Scan the records below. List lines holding "chart".

_Dataset excerpts:_
================================

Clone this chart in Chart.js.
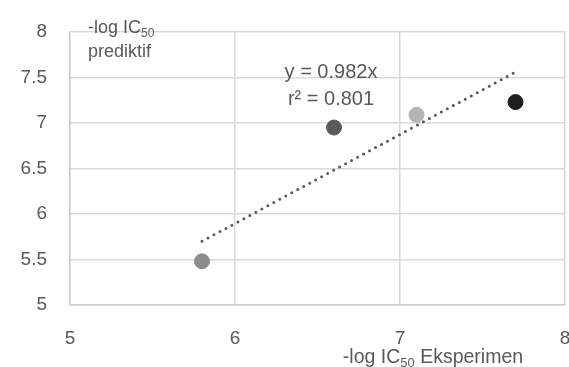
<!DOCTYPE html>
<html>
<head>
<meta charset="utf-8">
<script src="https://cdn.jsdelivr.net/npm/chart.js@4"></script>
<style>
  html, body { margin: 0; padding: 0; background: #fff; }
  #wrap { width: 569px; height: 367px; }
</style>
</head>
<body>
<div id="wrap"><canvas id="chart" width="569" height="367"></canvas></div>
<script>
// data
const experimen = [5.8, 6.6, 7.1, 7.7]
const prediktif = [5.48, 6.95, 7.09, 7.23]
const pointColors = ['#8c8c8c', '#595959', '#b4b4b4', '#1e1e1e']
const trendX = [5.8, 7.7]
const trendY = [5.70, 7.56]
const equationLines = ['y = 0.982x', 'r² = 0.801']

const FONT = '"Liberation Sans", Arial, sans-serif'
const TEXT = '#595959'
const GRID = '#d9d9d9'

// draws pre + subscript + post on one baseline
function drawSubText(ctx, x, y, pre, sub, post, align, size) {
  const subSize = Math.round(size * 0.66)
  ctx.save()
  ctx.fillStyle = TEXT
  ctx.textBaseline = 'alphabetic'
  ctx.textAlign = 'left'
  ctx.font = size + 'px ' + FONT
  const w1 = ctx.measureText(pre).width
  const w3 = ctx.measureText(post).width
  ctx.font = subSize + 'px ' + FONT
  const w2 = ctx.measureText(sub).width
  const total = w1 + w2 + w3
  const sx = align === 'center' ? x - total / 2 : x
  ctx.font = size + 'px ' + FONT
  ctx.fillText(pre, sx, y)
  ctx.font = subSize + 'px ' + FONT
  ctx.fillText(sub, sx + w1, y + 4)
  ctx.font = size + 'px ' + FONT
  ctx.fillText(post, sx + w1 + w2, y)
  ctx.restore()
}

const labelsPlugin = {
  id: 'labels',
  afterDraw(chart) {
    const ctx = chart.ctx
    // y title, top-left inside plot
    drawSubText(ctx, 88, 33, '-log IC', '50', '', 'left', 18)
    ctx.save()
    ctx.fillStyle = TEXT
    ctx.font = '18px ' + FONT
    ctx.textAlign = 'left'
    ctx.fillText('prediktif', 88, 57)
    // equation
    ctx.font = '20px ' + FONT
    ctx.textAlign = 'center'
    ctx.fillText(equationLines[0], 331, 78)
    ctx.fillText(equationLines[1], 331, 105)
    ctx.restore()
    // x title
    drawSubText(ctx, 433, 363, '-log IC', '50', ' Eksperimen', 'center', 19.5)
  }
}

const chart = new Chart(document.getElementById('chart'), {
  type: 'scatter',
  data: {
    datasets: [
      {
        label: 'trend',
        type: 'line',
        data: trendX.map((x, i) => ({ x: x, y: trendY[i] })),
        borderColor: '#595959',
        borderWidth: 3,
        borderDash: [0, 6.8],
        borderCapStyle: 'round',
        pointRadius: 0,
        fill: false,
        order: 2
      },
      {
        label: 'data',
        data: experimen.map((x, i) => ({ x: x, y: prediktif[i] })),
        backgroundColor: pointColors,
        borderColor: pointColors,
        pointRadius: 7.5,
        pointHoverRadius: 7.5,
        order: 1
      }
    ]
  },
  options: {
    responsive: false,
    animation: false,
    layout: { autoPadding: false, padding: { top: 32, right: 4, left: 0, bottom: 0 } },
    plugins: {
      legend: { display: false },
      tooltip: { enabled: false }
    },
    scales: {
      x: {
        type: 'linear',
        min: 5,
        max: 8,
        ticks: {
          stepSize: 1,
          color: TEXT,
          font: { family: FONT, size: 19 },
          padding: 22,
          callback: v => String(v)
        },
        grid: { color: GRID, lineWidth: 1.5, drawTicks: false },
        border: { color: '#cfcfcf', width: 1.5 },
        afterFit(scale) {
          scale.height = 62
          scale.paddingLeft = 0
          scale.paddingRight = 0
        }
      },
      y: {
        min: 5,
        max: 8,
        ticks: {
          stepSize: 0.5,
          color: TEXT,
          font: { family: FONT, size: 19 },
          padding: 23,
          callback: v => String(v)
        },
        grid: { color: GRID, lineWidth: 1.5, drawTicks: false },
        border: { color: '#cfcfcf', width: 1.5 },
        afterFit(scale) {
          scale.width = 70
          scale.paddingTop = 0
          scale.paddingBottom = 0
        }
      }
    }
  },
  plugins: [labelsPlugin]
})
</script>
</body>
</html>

================================

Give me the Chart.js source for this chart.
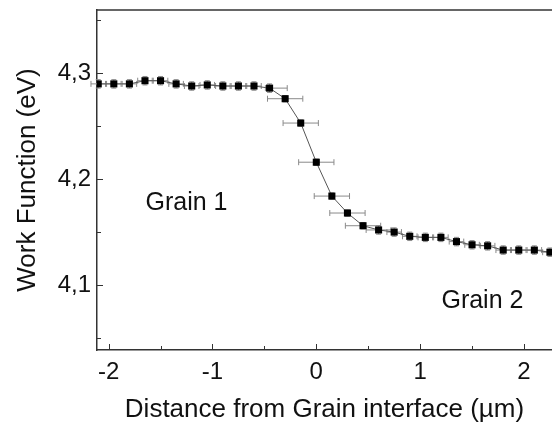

================================

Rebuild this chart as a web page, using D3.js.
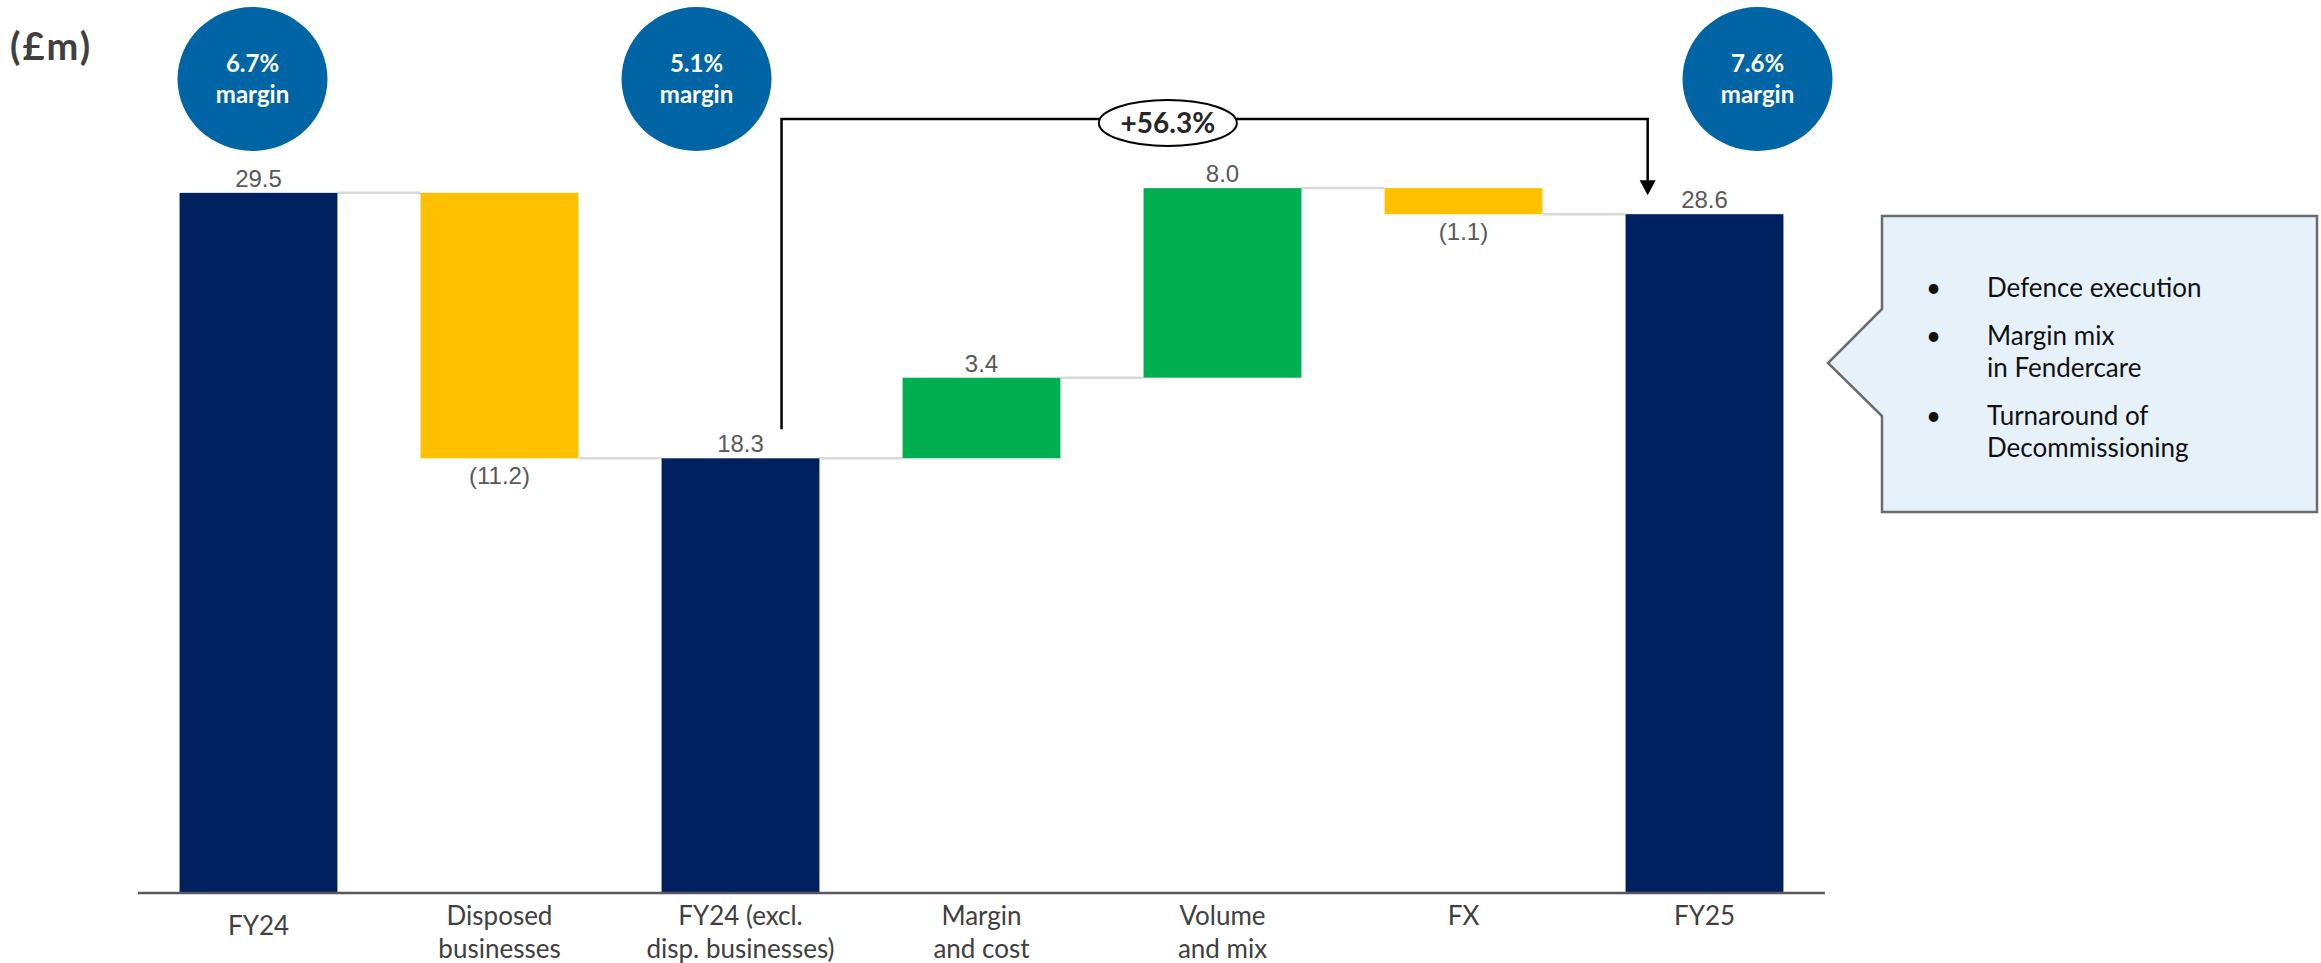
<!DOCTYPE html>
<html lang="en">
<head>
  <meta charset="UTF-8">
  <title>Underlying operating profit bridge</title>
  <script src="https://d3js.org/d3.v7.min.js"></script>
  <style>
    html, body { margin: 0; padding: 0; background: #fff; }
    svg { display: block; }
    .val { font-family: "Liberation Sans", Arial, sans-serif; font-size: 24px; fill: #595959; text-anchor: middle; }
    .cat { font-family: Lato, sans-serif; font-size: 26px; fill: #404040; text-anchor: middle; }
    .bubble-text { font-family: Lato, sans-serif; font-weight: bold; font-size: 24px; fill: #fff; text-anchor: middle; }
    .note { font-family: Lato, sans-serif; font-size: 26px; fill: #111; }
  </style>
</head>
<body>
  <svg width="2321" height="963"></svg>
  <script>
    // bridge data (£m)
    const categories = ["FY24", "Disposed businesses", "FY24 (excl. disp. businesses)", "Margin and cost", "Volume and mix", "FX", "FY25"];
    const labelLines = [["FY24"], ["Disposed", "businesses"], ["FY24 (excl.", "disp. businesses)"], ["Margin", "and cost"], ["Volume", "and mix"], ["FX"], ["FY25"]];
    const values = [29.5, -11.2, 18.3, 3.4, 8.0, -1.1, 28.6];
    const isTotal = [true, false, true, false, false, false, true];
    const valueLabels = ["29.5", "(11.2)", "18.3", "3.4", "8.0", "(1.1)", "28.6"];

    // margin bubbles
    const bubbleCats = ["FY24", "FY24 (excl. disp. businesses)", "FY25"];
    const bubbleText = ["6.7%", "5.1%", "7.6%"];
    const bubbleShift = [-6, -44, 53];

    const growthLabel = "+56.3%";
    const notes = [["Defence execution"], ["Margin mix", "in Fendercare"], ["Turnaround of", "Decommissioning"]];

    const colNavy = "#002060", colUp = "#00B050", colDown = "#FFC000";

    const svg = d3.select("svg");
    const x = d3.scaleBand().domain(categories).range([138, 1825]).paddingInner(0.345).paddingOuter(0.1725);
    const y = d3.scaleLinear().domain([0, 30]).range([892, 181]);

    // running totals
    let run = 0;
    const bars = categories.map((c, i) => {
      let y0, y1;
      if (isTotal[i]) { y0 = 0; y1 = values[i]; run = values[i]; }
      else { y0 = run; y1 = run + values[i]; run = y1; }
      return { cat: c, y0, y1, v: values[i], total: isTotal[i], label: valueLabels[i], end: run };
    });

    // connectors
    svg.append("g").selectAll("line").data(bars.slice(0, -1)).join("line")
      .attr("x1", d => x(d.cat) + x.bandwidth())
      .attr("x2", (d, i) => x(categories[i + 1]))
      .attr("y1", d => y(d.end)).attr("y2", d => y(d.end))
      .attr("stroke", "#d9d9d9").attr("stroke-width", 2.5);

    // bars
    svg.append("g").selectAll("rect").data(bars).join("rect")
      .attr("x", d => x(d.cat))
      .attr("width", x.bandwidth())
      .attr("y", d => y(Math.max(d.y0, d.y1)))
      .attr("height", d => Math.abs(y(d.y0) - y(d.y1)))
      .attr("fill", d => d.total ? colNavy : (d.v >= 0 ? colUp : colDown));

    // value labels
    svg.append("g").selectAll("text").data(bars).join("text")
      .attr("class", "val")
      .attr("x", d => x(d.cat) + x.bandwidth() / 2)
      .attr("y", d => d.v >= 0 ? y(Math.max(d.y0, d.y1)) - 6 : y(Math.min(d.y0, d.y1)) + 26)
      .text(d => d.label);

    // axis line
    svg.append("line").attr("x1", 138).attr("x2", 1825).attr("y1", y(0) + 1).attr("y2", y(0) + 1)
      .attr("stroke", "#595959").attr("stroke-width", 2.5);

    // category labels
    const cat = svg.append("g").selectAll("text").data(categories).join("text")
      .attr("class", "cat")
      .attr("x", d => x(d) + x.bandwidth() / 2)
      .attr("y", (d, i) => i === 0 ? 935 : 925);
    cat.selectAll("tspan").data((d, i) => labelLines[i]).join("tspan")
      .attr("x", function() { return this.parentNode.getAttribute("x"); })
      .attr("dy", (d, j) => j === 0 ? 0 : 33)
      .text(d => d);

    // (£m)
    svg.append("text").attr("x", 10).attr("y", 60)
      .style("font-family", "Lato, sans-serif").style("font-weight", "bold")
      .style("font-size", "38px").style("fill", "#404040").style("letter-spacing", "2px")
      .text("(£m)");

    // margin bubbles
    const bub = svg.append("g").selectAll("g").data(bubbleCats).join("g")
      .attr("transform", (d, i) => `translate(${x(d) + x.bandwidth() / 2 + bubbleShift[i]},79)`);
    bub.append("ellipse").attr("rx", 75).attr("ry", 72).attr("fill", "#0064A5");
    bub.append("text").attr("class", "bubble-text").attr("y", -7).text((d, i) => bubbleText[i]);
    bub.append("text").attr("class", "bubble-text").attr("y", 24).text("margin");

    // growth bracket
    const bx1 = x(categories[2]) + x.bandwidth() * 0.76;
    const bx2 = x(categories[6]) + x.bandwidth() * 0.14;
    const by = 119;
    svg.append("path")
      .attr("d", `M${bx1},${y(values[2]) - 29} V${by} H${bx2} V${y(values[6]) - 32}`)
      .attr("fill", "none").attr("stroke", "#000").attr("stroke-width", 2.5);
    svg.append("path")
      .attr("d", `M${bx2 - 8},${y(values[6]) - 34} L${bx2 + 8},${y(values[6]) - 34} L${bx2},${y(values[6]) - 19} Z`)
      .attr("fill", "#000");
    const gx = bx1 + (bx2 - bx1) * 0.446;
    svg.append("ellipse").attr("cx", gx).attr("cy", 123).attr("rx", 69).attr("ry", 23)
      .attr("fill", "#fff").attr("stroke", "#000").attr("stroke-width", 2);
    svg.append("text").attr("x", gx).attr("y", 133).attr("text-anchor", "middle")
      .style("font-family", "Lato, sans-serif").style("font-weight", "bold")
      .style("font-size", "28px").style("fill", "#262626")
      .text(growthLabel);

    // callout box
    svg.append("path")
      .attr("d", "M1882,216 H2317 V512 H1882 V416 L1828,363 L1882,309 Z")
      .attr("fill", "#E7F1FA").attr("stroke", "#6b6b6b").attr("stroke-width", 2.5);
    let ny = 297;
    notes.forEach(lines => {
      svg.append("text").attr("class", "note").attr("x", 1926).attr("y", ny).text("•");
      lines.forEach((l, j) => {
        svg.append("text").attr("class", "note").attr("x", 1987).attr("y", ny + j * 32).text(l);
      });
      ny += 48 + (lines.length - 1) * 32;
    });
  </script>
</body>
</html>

================================

_Full answer:_
Clone this chart in Chart.js.
<script src="https://cdn.jsdelivr.net/npm/chart.js@4"></script>
<div id="wrap"><canvas id="chart" width="569" height="367"></canvas></div>
  afterDraw(chart) {
    const ctx = chart.ctx
const chart = new Chart(document.getElementById('chart'), {
Give me the Chart.js source for this chart.
Rebuild this chart as a web page, using D3.js.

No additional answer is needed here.